What is the significance of July 14, 2015? It is the end of extended support date for Windows Server 2003. This date is approaching faster than many administrators care to acknowledge, and the reality is that Windows Server 2003 just won’t be a viable operating system for production environments after that date.
As we look at the recent security breaches in banking, health care, retail, and other industries, IT shops that are still running any iteration of Windows Server 2003 should be cringing. Or planning to upgrade. Because Microsoft won’t be providing security updates to this operating system after July 14. Hackers have put this date on their calendars and are planning exploits of this older operating system.
One of the downstream impacts of end of support for the Windows Server 2003 operating system will be on environments still running on XenApp 4.5/5.0 for Windows Server 2003. Let’s face it: it was a great release, but the key word here is was—it’s twelve years old at this point. Even though Citrix has delayed the End of Extended Support to July 14, 2016, maintaining an operating system that is subject to security vulnerabilities is ripe for trouble.
Those who have been working with Citrix technologies for more than a dozen years will remember this release as the one that brought us Application Isolation and Streaming, SpeedScreen Progressive Display, and many other features. Those features pale in comparison to XenDesktop, HDX, Director, Lync support, and so much more.
A large number of IT departments still offer XenApp 4.5/5.0–based applications to users at this late date. Many CIOs and security officers don’t fully understand the vulnerabilities associated with maintaining Windows Server 2003 environments. While Citrix and other vendors are pushing IT professionals to upgrade from XenApp 6.x to 7.6, the real need is to move enterprises from XenApp 4.5/5.0 to XenApp/XenDesktop 7.6 in short order.

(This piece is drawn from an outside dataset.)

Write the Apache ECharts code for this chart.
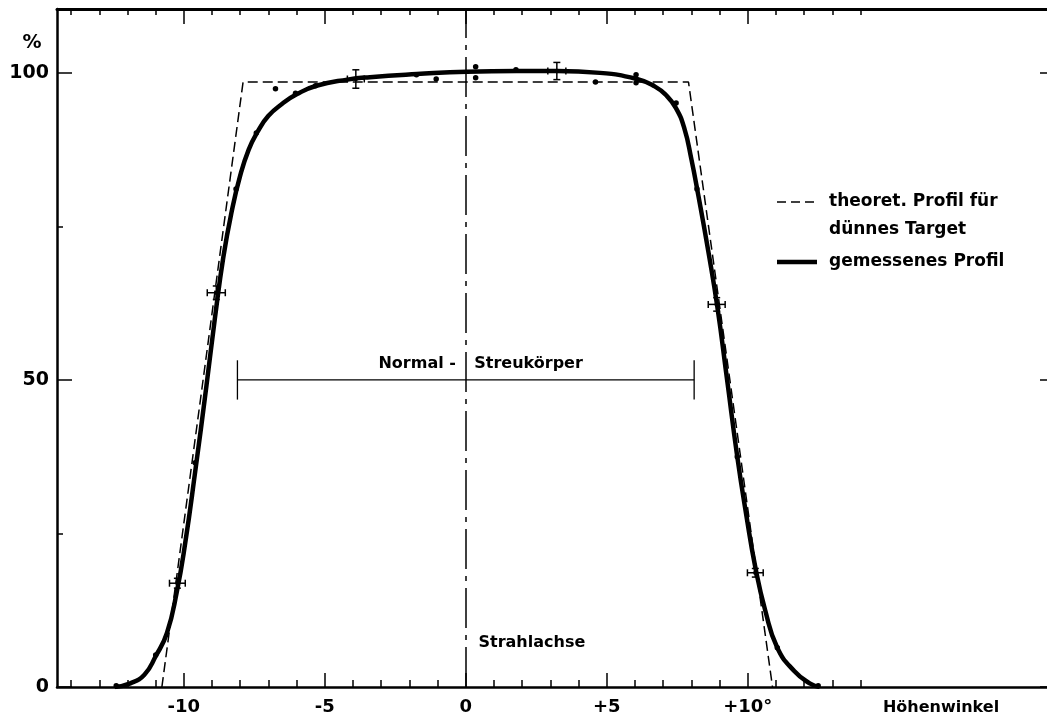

Why have some been reluctant to let go of XenApp 4.5/5.0 for Windows Server 2003? Aside from other projects’ being rated as more important for the past few years, support for 16-bit apps is a key reason. Because 16-bit apps don’t function within a 64-bit operating system, some administrators have had no other option than to keep Windows Server 2003 running in order to offer these apps in a multi-user fashion. While it could be argued that XenDesktop offered as virtual desktops using a 32-bit operating system should suffice, the costs and complexity associated with a migration supporting only one or two applications may not have seemed important—until now.
Planning and implementing any type of major project certainly has complexities, but the criticality of transitioning from XenApp 4.5/5.0 is increasing on a daily basis. With all of the new options available, there are a tremendous number of decisions and purchases that must be made in parallel. As the July deadline approaches, will your Citrix environment be based on an unsupported and vulnerable operating system? If the planning hasn’t already started, sadly, it might be.
89… 88… 87… before we know it, July 14, 2015, will be here.